The French Minister of Culture has annonced a major climbdown over volunteer involvement in cultural and musical shows. The government wanted to bring in a law outlawing the presence of more than 15% voluntary involvement in popular festivals and shows.

This would have meant curtains for the popular Inter-Celtic festival in Lorient which annually includes 10,000 folk musicians, none of them paid. It would also have destroyed the Vendée's proudest cultural event, the Puy du Fou evening show, which tells France's story throughout the ages, including the civil war of 1793-96, and includes 3,200 volunteer actors.

Threatened with a demonstration of force from the feisty 'chouans' of Brittany and Vendee, the government has backed down.

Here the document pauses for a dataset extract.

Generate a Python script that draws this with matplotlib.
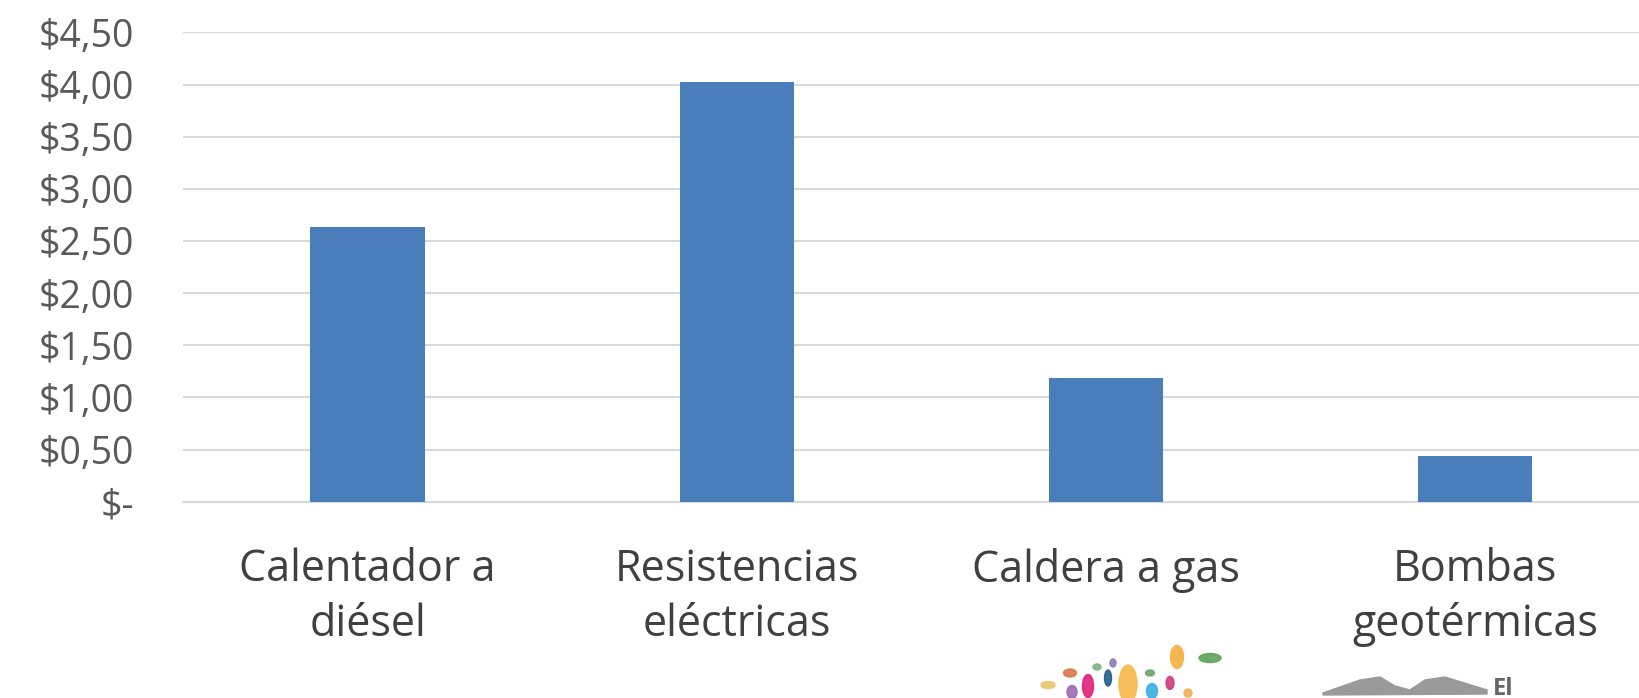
import matplotlib.pyplot as plt
from matplotlib.patches import Ellipse, Polygon
import numpy as np

# data
categories = ["Calentador a\ndiésel", "Resistencias\neléctricas", "Caldera a gas", "Bombas\ngeotérmicas"]
values = [2.63, 4.02, 1.19, 0.44]
yticks = [0, 0.5, 1.0, 1.5, 2.0, 2.5, 3.0, 3.5, 4.0, 4.5]
ytick_labels = ["$-", "$0,50", "$1,00", "$1,50", "$2,00", "$2,50", "$3,00", "$3,50", "$4,00", "$4,50"]

W, H = 1639, 698
plt.rcParams['font.family'] = ['Open Sans', 'DejaVu Sans']

fig = plt.figure(figsize=(W / 100, H / 100), dpi=100)
ax = fig.add_axes([0.1117, 0.2812, 0.9008, 0.6724])

x = np.arange(len(categories))
ax.bar(x, values, width=0.31, color='#4A7EBB', zorder=3)

ax.set_xlim(-0.5, len(categories) - 0.5)
ax.set_ylim(0, 4.5)
ax.set_yticks(yticks)
ax.set_yticklabels(ytick_labels, fontsize=27, color='#595959')
ax.set_xticks(x)
ax.set_xticklabels(categories, fontsize=31, color='#404040', linespacing=1.3)

ax.grid(axis='y', color='#D9D9D9', linewidth=1.5, zorder=0)
for s in ['top', 'right', 'left']:
    ax.spines[s].set_visible(False)
ax.spines['bottom'].set_color('#D9D9D9')
ax.spines['bottom'].set_linewidth(1.5)
ax.tick_params(axis='both', length=0)
ax.tick_params(axis='y', pad=35)
ax.tick_params(axis='x', pad=33)

# cut-off logos at the bottom edge (pixel coords from top-left)
def fx(px):
    return px / W

def fy(py):
    return 1 - py / H

logo_dots = [  # x, y, w, h, colour
    (1048, 685, 14, 7, '#E8C66A'),
    (1070, 673, 13, 8, '#D9774A'),
    (1072, 692, 10, 13, '#9B6BB5'),
    (1088, 686, 11, 23, '#E0207A'),
    (1097, 667, 8, 6, '#7BB37A'),
    (1113, 663, 6, 8, '#8C7AB5'),
    (1108, 678, 7, 16, '#1F5E8C'),
    (1128, 684, 18, 38, '#F7B84A'),
    (1150, 673, 9, 6, '#6BA36B'),
    (1152, 691, 11, 15, '#3AB0E0'),
    (1170, 683, 8, 13, '#D03A7A'),
    (1188, 693, 8, 8, '#F0B050'),
    (1177, 657, 13, 23, '#F5B040'),
    (1210, 658, 22, 9, '#5BA35B'),
]
for cx, cy, w, h, c in logo_dots:
    fig.patches.append(Ellipse((fx(cx), fy(cy)), w / W, h / H, color=c,
                               transform=fig.transFigure, alpha=0.9))

building = [(1323, 693), (1360, 680), (1380, 677), (1395, 686), (1410, 690),
            (1425, 680), (1445, 677), (1487, 690), (1487, 694), (1323, 695)]
fig.patches.append(Polygon([(fx(a), fy(b)) for a, b in building], closed=True,
                           color='#9A9A9A', transform=fig.transFigure))
fig.text(fx(1493), fy(695), "El", fontsize=17, fontweight='bold', color='#666666',
         ha='left', va='baseline')

fig.savefig('out.png', dpi=100)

The voluntary sector in France lives in constant threat of persecution from a State that is historically allergic to any kind of private philanthropy. For example, there are laws that prevent schools, religious orders and others from benefitting from private wills! And, in theory, no-one is allowed to do any kind of voluntary work whatsoever, unless it is totally spontaneous and without 'subordination' to a timetable and a boss. (So, in theory Oxfam shops, where little old ladies turn up every morning at 9 o'clock to sort old clothes and drink cups of tea, would be impossible in the land of 'Liberté, Egalité, Fraternité'.)

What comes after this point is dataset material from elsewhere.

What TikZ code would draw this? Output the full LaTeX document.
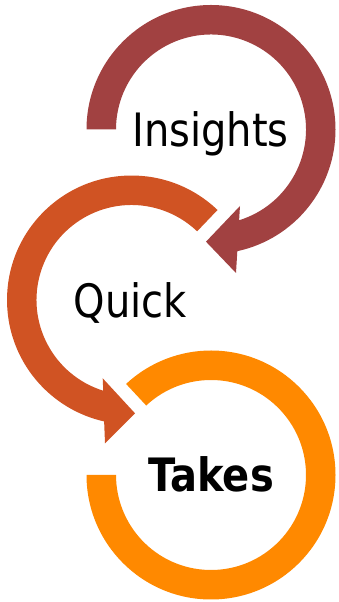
\documentclass[tikz,border=0pt]{standalone}
\usepackage{fontspec}
\setmainfont{DejaVu Sans}[FakeStretch=0.87]
\definecolor{ringred}{RGB}{161,65,65}
\definecolor{ringorangered}{RGB}{208,83,35}
\definecolor{ringorange}{RGB}{255,137,0}
\tikzset{
  lbl/.style={anchor=base, inner sep=0pt, font=\fontsize{46}{50}\selectfont, text=black}
}
\begin{document}
\begin{tikzpicture}[x=1pt,y=1pt]
\useasboundingbox (0,0) rectangle (338,602);
\coordinate (C1) at (211,472.5);
\coordinate (C2) at (131.5,302);
\coordinate (C3) at (211,127);
% third ring (orange, no arrow)
\begin{scope}[shift={(C3)}]
\fill[ringorange] (180:124.5pt) arc[start angle=180,end angle=493,radius=124.5pt]
  -- (493:95pt) arc[start angle=493,end angle=180,radius=95pt] -- cycle;
\end{scope}
% second ring (orange-red) with arrow
\begin{scope}[shift={(C2)}]
\fill[ringorangered] (46.3:124.5pt) arc[start angle=46.3,end angle=257.3,radius=124.5pt]
  -- (-26.5,-143.3) -- (3.5,-113.3) -- (-28.8,-78.3)
  -- (252.7:95pt) arc[start angle=252.7,end angle=46.3,radius=95pt] -- cycle;
\end{scope}
% first ring (red) with arrow
\begin{scope}[shift={(C1)}]
\fill[ringred] (180:124.5pt) arc[start angle=180,end angle=-77.8,radius=124.5pt]
  -- (25,-143.5) -- (-5,-112.2) -- (29,-76.5)
  -- (-72.8:95pt) arc[start angle=-72.8,end angle=180,radius=95pt] -- cycle;
\end{scope}
\node[lbl] (insights) at (210.5,455) {Insights};
\node[lbl] (quick) at (130.5,284) {Quick};
\node[lbl,font=\fontsize{46}{50}\selectfont\bfseries] (takes) at (211,110) {Takes};
\end{tikzpicture}
\end{document}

Of course, voluntary work exists, but at any moment, the civil servants can - on a whim - decide to turn nasty and start criminalising football clubs, cycle clubs, schools, summer camps and the like. It is an incredibly hypocritical situation, because the state itself uses voluntary labour (without specific legislation to allow it) in contravention of this principle. My favourite example is the 'SOS Voyageurs' office in the station at Lyon. Provided by the SNCF, the state railway company, this an office, entirely staffed by volunteers (with opening hours, policies, etc). It provides assistance to lost or distressed travellers, a service which one would have thought was the job of SNCF's own staff.

In education, there are thousands of volunteers, particularly in Catholic schools. And from my own knowledge and experience, it seems to me that an odd thing is happening: the government (or at least the President) on the one hand is encouraging private charitable initiatives (in the way Thatcher did in the UK), while the old Republican guard of the civil service is trying to kill them off.

Much of the fear of the voluntary sector has to do with the old Republican fear of Catholic Rome. Perhaps the visit of Benedict XVI will do something to heal this old wound.